◆ **RECORDED INFORMATION**:
--- BEGIN ---
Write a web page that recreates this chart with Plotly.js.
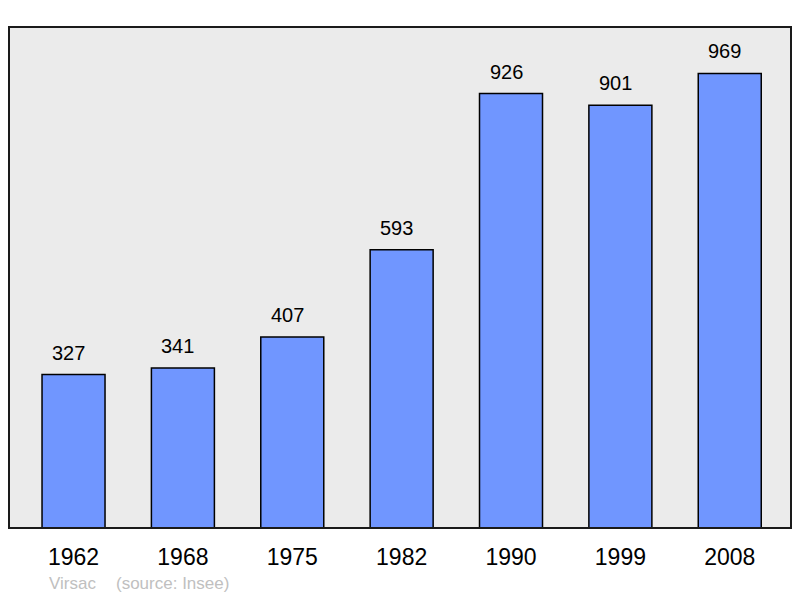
<!DOCTYPE html>
<html>
<head>
<meta charset="utf-8">
<script src="https://cdn.plot.ly/plotly-3.0.1.min.js"></script>
<style>html,body{margin:0;padding:0;background:#fff;}#chart{width:800px;height:598px;}</style>
</head>
<body>
<div id="chart"></div>
<script>
const years = ["1962", "1968", "1975", "1982", "1990", "1999", "2008"];
const population = [327, 341, 407, 593, 926, 901, 969];
const placeName = "Virsac";
const sourceText = "(source: Insee)";

const FONT = "Liberation Sans, Arial, sans-serif";

const trace = {
  type: "bar",
  x: years,
  y: population,
  width: 0.576,
  marker: { color: "#7096ff", line: { color: "#000", width: 1.5 } },
  hoverinfo: "none"
};

const labelAnnotations = years.map((yr, i) => ({
  x: i, y: population[i], xref: "x", yref: "y",
  text: String(population[i]), showarrow: false,
  yanchor: "bottom", yshift: 9, xshift: -5,
  font: { family: FONT, size: 20, color: "#000" }
}));

const footer = [
  { xref: "paper", yref: "paper", x: 0.049, y: -0.11, xanchor: "left", yanchor: "middle",
    text: placeName, showarrow: false, font: { family: FONT, size: 17, color: "#c0c0c0" } },
  { xref: "paper", yref: "paper", x: 0.1345, y: -0.11, xanchor: "left", yanchor: "middle",
    text: sourceText, showarrow: false, font: { family: FONT, size: 17, color: "#c0c0c0" } }
];

const layout = {
  width: 800, height: 598,
  margin: { l: 9, r: 9, t: 27, b: 70, pad: 0 },
  paper_bgcolor: "#fff",
  plot_bgcolor: "#ebebeb",
  showlegend: false,
  xaxis: {
    type: "category",
    range: [-0.59, 6.56],
    showgrid: false, zeroline: false, showline: false,
    ticks: "", ticklabelstandoff: 13,
    tickfont: { family: FONT, size: 23, color: "#000" },
    fixedrange: true
  },
  yaxis: {
    range: [0, 1068],
    showgrid: false, zeroline: false, showline: false,
    showticklabels: false, ticks: "",
    fixedrange: true
  },
  shapes: [{
    type: "rect", xref: "paper", yref: "paper", x0: 0, x1: 1, y0: 0, y1: 1,
    line: { color: "#1a1a1a", width: 2 }, fillcolor: "rgba(0,0,0,0)", layer: "above"
  }],
  annotations: labelAnnotations.concat(footer)
};

Plotly.newPlot("chart", [trace], layout, { staticPlot: true, displayModeBar: false });
</script>
</body>
</html>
--- END ---
◆ **PROBLEM TO WORK ON**: Show, from the listing above, each line that contains the word "chart".

◆ **TASK RESPONSE**:
Write a web page that recreates this chart with Plotly.js.
<style>html,body{margin:0;padding:0;background:#fff;}#chart{width:800px;height:598px;}</style>
<div id="chart"></div>
Plotly.newPlot("chart", [trace], layout, { staticPlot: true, displayModeBar: false });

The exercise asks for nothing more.